Parliamo del vostro comitato. Quando è nato e perché la creazione di un organismo del genere? «Il comitato è nato per fungere da mediatore tra i cittadini e le istituzioni e direi che il lavoro svolto ci sta ripagando pienamente se si considera che riceviamo quotidianamente elogi ai massimi livelli. Anche la nostra collaborazione con il Prefetto di Arezzo, la dottoressa Maddalena De Luca, si sta rivelando sempre più proficua ma siamo in buoni rapporti un po’ con tutti gli amministratori locali».

Chi fa parte della vostra organizzazione e come si svolge il vostro lavoro? «Il nostro comitato si compone di un direttivo di quattro persone (tra cui il sottoscritto) e un coordinamento di almeno altri dieci soggetti tra imprenditori, geometri, ferrovieri in pensione e tecnici di varia natura. Avendo progetti ambiziosi dovevamo circondarci di persone che fossero le più qualificate possibile ma chiunque voglia darci una mano è il benvenuto. Non dimentichiamoci che il tracciato della SR71 inizia a Montefiascone per finire a Ravenna. Per intenderci, stiamo parlando di un percorso di quasi 294 km e rappresentarlo tutto non è semplice. Ecco perché vogliamo crescere e incrementare le nostre relazioni sul territorio. Al momento siamo in ottimi rapporti sia con il sindaco di Montefiascone che con quello di Ravenna e abbiamo contatti costanti anche con tutte le altre realtà attraversate da quest’arteria, Casentino compreso, ovviamente. Il nostro è soprattutto un lavoro di relazioni e stiamo operando affinché il nostro modello venga esportato anche fuori…».

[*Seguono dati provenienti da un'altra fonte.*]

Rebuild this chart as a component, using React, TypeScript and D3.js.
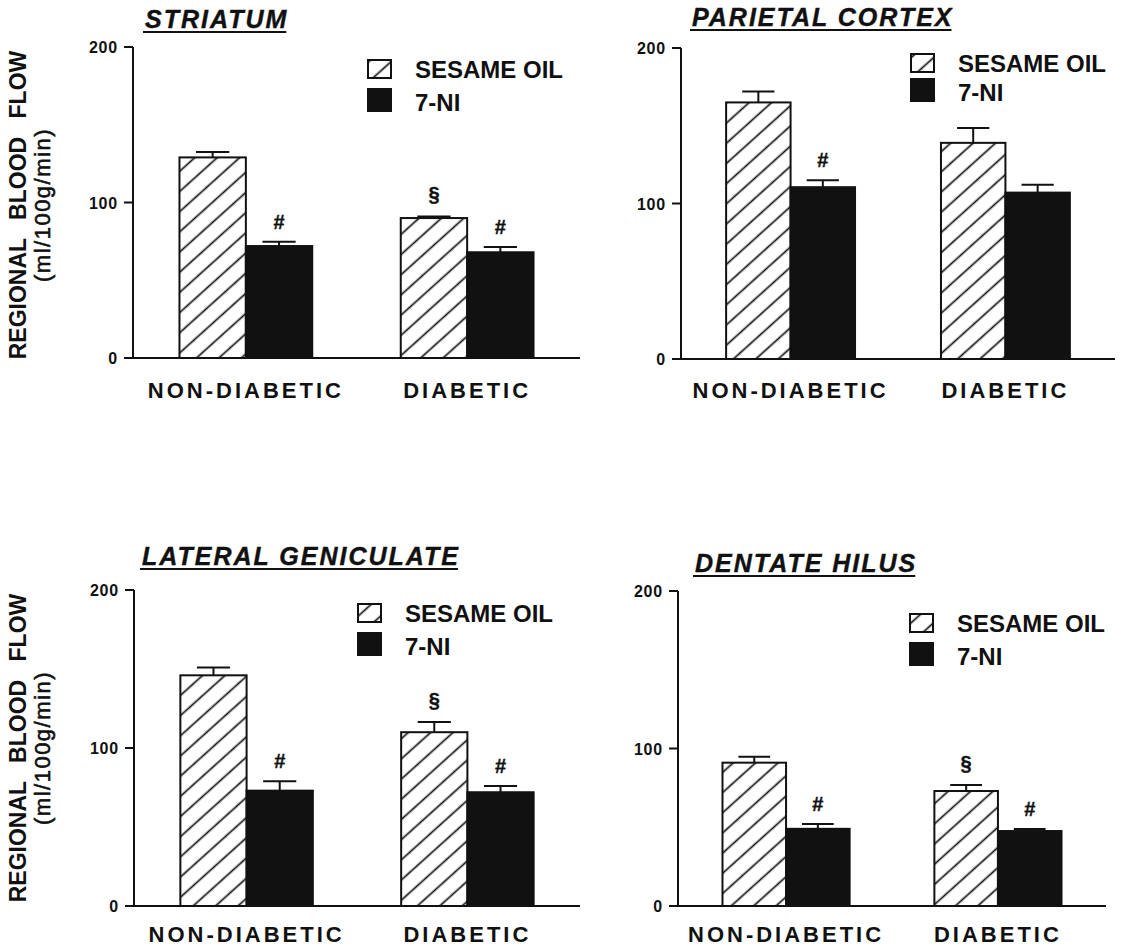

In che senso? «È nostra aspirazione replicare questo modello anche in altre realtà. Ci sono tante persone come noi, magari in pensione ma che stanno ancora bene e hanno tempo e modo per sostenere delle cause come la nostra, che possono rappresentare delle risorse importanti per i propri territori. Il nostro è un lavoro che richiede tempo ma fortunatamente non ha bisogno di grandi risorse economiche. Chiunque può dare il proprio contributo. Quel che conta sono le idee e la voglia di partecipare al miglioramento del benessere della collettività».

Quali progetti vi prefiggete per il futuro? «Oltre alle intenzioni di cui vi ho appena parlato ve n’è un’altra molto importante ed è attinente al nostro territorio. È un qualcosa che si trova ancora in una fase progettuale ma è nostra intenzione far sì che possa tramutarsi in realtà quanto prima. Mi riferisco alla costruzione della metropolitana leggera di Arezzo. Un servizio su rotaie che, sfruttando le piccole stazioni già esistenti e i mezzi disponibili, possa costituire un’alternativa valida all’utilizzo dell’auto. Per dare dei numeri che aiutino meglio a comprendere il fenomeno, si pensi che ogni giorno ad Arezzo transitano qualcosa come 100 veicoli di nuova immatricolazione. Spesso, tra l’altro, con a bordo soltanto una persona. Ecco, noi vogliamo che il futuro della nostra terra guardi a delle alternative valide e all’insegna di un maggior rispetto per le esigenze dell’ambiente. Per farlo ci sarà naturalmente da predisporre un adeguato servizio di navette a supporto degli utenti, soprattutto dei lavoratori e degli studenti ma con l’aiuto di tutti, istituzioni in primis, sono certo che vinceremo anche questa sfida…».